Problem details —
Comb through the entries for "this" and pull out each line that holds it.

__________

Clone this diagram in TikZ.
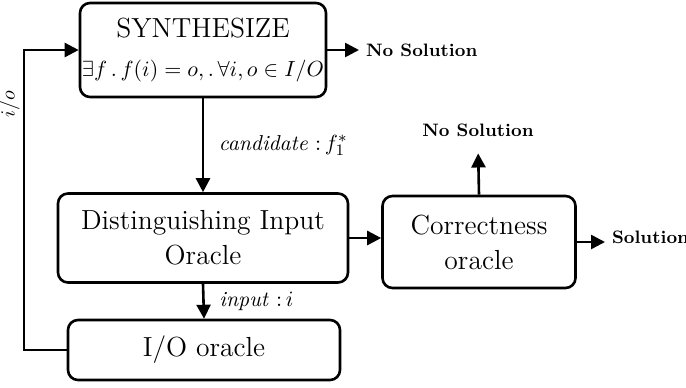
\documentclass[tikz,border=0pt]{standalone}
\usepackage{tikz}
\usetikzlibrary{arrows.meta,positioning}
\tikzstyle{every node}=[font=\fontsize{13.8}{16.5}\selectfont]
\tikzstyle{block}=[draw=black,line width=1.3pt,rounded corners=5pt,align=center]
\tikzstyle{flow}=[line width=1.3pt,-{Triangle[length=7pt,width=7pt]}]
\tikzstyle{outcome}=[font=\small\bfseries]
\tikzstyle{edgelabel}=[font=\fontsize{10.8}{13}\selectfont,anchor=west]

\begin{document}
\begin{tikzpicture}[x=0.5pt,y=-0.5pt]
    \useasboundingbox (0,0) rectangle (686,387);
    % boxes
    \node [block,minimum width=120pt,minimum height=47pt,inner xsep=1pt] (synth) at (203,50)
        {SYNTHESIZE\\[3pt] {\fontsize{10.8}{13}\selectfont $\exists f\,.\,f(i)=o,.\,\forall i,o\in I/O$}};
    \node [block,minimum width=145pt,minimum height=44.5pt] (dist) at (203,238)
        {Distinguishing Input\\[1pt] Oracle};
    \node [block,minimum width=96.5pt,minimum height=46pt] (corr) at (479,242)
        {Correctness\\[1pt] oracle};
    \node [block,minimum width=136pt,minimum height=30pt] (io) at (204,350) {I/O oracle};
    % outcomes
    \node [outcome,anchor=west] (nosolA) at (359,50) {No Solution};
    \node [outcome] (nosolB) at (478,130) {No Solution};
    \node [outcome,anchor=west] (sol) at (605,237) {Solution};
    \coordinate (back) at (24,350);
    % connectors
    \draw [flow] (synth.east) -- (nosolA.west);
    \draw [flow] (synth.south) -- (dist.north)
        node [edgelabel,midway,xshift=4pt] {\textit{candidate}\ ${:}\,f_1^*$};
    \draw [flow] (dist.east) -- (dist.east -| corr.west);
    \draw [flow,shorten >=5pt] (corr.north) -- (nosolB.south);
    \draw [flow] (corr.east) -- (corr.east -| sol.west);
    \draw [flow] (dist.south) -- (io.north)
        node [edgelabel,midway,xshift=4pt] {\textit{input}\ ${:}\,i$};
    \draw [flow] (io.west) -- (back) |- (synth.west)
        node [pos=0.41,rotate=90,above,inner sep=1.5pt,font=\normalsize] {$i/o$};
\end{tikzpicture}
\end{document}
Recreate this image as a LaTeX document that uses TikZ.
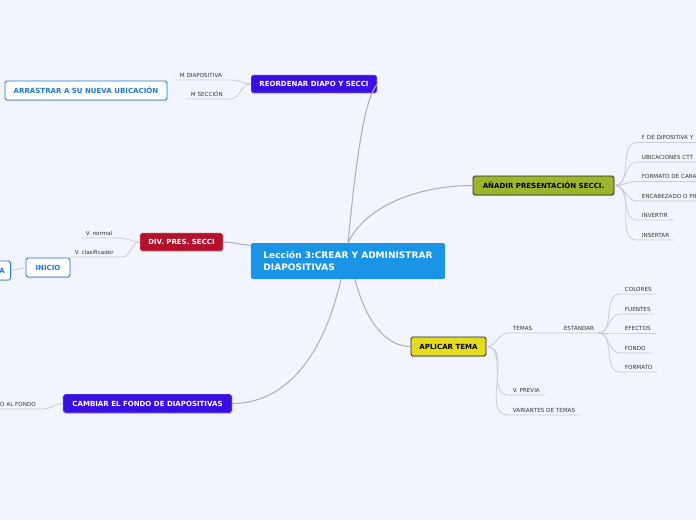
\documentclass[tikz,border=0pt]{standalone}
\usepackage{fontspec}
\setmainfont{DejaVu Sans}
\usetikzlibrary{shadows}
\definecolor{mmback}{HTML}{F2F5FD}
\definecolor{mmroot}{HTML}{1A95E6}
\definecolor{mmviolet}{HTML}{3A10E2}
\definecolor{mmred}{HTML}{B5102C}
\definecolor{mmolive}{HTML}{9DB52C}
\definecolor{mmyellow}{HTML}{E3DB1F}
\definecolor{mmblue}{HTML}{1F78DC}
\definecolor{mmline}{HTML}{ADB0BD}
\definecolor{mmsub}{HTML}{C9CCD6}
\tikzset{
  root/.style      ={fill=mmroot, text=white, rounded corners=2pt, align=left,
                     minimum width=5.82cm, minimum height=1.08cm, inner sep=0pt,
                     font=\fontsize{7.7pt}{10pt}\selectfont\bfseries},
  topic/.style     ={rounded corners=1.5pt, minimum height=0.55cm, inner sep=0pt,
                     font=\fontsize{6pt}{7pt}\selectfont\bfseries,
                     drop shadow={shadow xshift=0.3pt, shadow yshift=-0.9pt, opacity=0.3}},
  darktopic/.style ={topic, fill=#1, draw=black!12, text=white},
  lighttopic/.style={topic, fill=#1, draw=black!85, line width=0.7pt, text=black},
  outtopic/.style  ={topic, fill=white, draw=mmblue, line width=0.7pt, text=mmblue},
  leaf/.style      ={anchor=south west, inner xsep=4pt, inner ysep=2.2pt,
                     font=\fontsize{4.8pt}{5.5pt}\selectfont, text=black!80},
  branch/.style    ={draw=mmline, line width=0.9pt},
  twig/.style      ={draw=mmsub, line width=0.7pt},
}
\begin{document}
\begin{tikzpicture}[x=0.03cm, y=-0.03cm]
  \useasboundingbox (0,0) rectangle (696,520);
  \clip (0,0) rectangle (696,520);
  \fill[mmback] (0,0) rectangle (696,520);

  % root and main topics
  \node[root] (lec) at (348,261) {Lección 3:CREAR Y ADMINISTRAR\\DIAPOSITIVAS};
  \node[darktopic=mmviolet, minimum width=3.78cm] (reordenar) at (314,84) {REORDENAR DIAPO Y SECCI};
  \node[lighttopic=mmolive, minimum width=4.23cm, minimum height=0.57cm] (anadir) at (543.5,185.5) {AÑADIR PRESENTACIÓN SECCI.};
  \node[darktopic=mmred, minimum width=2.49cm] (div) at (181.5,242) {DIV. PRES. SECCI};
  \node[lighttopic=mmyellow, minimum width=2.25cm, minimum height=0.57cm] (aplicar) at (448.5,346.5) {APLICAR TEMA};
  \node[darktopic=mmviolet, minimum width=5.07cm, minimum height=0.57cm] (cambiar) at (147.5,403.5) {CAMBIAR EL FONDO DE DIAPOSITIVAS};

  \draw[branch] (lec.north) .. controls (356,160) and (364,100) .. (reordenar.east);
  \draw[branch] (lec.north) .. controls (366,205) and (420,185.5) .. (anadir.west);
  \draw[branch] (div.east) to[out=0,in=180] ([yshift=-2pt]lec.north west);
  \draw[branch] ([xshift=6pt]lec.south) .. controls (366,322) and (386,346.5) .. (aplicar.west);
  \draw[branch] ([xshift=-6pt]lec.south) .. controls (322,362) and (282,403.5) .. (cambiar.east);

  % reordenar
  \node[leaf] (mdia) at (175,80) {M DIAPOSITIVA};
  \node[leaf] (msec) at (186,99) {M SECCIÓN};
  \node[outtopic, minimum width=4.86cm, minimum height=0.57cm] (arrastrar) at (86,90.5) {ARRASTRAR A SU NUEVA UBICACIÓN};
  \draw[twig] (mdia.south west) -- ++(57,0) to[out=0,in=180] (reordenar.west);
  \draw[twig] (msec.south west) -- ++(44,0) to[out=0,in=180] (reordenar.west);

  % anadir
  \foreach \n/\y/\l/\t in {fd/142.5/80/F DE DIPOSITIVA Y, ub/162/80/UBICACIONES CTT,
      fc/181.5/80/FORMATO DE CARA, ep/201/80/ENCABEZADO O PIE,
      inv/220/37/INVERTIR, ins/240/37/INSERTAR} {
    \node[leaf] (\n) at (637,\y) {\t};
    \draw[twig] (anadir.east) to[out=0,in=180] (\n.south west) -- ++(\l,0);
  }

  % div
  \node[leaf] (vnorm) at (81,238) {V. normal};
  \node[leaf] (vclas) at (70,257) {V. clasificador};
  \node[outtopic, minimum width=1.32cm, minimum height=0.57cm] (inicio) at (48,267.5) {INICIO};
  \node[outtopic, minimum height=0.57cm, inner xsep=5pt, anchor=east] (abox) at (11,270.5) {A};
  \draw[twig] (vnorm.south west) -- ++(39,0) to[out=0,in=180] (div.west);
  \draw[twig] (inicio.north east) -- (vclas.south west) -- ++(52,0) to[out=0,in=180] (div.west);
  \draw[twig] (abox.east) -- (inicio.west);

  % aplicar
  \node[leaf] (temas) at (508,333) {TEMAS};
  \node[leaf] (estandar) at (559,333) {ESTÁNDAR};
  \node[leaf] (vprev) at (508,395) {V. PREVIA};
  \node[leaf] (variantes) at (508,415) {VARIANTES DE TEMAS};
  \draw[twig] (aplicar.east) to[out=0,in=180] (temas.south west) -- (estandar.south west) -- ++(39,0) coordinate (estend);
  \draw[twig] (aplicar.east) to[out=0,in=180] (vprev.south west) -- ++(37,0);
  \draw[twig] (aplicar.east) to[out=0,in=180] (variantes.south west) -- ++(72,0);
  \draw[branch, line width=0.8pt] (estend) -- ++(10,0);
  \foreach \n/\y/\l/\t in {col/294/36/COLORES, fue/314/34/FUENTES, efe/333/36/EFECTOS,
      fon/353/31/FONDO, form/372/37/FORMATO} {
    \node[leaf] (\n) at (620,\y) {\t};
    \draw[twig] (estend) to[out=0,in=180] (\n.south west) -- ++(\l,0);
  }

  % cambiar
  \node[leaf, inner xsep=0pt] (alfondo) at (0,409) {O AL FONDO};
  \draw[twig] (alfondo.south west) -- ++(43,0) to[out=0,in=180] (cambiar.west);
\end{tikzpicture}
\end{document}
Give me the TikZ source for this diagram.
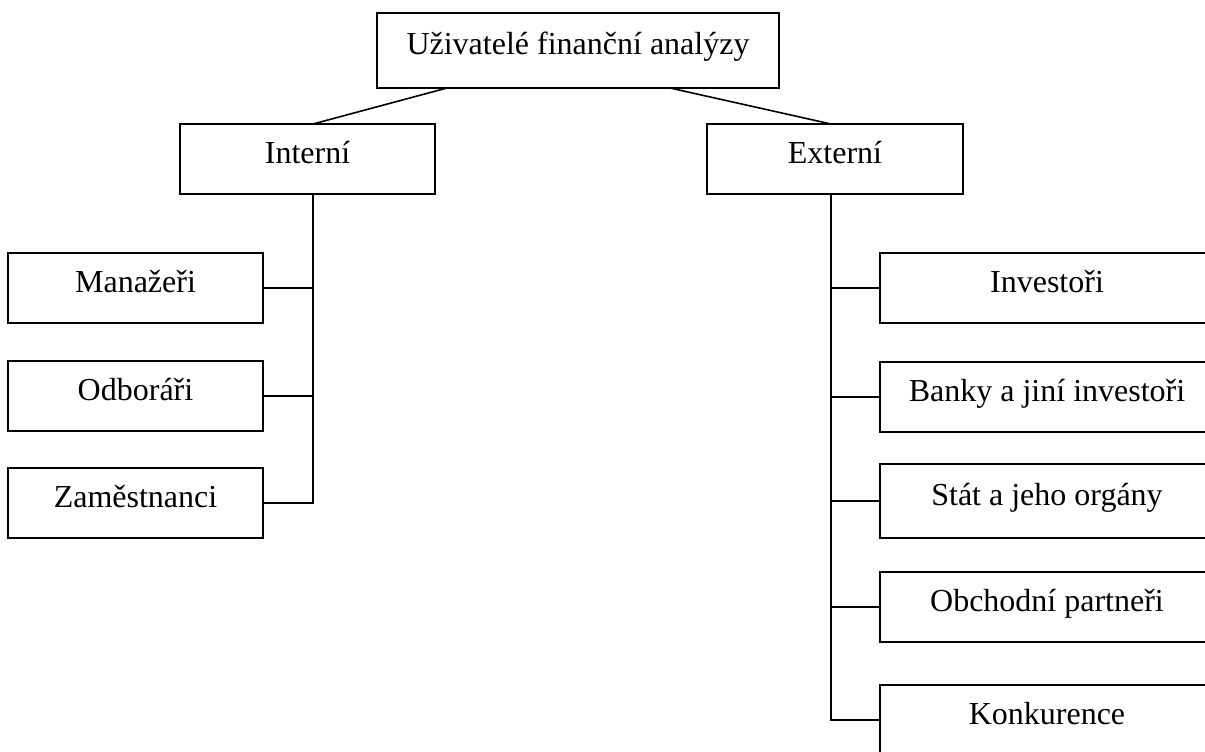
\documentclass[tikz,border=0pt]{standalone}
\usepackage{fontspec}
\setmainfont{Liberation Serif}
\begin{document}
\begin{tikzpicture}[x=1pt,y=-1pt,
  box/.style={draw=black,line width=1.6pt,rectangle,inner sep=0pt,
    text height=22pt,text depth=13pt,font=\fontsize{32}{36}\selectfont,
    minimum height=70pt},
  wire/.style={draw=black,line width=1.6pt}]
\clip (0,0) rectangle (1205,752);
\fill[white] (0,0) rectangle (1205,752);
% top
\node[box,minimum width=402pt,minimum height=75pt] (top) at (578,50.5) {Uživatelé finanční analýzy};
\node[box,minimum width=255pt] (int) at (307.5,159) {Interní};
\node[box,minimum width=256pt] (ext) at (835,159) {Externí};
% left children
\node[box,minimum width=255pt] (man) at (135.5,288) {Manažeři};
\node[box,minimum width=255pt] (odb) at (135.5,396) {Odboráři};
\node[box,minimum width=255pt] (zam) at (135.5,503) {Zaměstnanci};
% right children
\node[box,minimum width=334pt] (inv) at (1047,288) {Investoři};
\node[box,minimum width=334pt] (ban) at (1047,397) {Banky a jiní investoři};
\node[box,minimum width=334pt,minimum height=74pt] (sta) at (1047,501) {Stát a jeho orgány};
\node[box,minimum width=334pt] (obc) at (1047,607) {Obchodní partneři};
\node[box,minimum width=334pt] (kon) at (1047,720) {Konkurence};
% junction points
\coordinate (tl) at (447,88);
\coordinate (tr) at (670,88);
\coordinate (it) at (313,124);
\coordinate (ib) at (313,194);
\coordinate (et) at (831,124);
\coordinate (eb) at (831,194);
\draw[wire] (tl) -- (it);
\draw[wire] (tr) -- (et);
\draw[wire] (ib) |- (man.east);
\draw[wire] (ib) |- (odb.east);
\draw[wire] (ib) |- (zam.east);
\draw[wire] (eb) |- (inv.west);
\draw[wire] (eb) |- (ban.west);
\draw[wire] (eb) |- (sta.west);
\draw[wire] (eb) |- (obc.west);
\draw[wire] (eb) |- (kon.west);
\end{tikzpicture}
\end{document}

__________

Result of the exercise —
Clone this diagram in TikZ.
Recreate this image as a LaTeX document that uses TikZ.
Give me the TikZ source for this diagram.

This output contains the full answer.